On the integral functional equations: On the integral d'Alembert's and Wilson's functional equations

TL;DR

This paper investigates integral functional equations on locally compact groups, linking solutions of generalized d'Alembert's and Wilson's equations, and provides explicit solutions using representation theory, with applications to superstability and spherical functions.

Contribution

It introduces a new connection between solutions of integral equations generalizing classical functional equations, and derives explicit solutions using harmonic analysis and representation theory.

Findings

Solutions are characterized via K-spherical functions and irreducible representations.
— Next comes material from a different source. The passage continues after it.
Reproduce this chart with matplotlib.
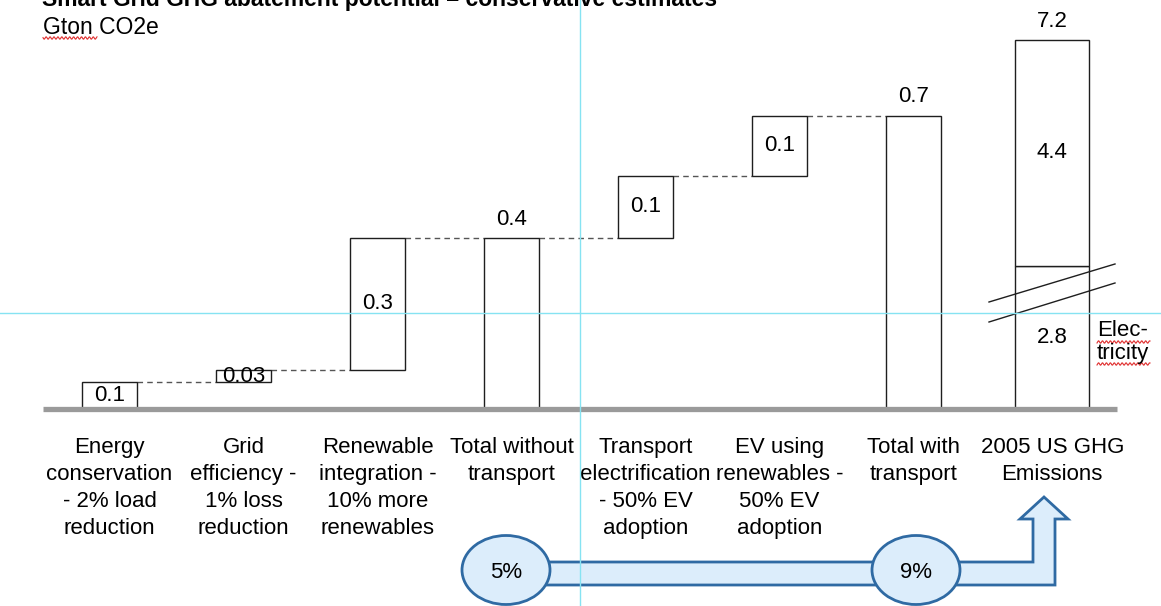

A link between solutions of Wμ(K) and Dμ(K) is established.

Explicit formulas generalize Euler's formula on groups.

Abstract

Let $G$ be a locally compact group, and let $K$ be a compact subgroup of $G$. Let $\mu : G\longrightarrow\mathbb{C}\backslash\{0\}$ be a character of $G$. In this paper, we deal with the integral equations $$W_{\mu}(K):\; \;\int_{K}f(xkyk^{-1})dk+\mu(y)\int_{K}f(xky^{-1}k^{-1})dk=2f(x)g(y),$$ and $$D_{\mu}(K):\; \;\int_{K}f(xkyk^{-1})dk+\mu(y)\int_{K}f(xky^{-1}k^{-1})dk=2f(x)f(y)$$ for all $x, y\in G$ where $f, g: G\longrightarrow \mathbb{C}$, to be determined, are complex continuous functions on $G$. When $K\subset Z(G)$, the center of $G$, $D_{\mu}(K)$ reduces to the new version of d'Almbert's functional equation $f(xy)+\mu(y)f(xy^{-1})=2f(x)f(y)$, recently studied by Davison [18] and Stetk{\ae}r [35]. We derive the following link between the solutions of $W_{\mu}(K)$ and $D_{\mu}(K)$ in the following way : If $(f,g)$ is a solution of equation $W_{\mu}(K)$ such that $C_{K}f=\int_{K}f(kxk^{-1})d\omega_{K}(k)\neq 0$ then $g$ is a solution of $D_{\mu}(K)$. This result is used to establish the superstability problem of $W_{\mu}(K)$. In the case where $(G,K)$ is a central pair, we show that the solutions are expressed by means of $K$-spherical functions and related functions. Also we give explicit formulas of solutions of $D_{\mu}(K)$ in terms of irreducible representations of $G$. These formulas generalize Euler's formula $\cos(x)=\frac{e^{ix}+e^{-ix}}{2}$ on $G=\mathbb{R}$.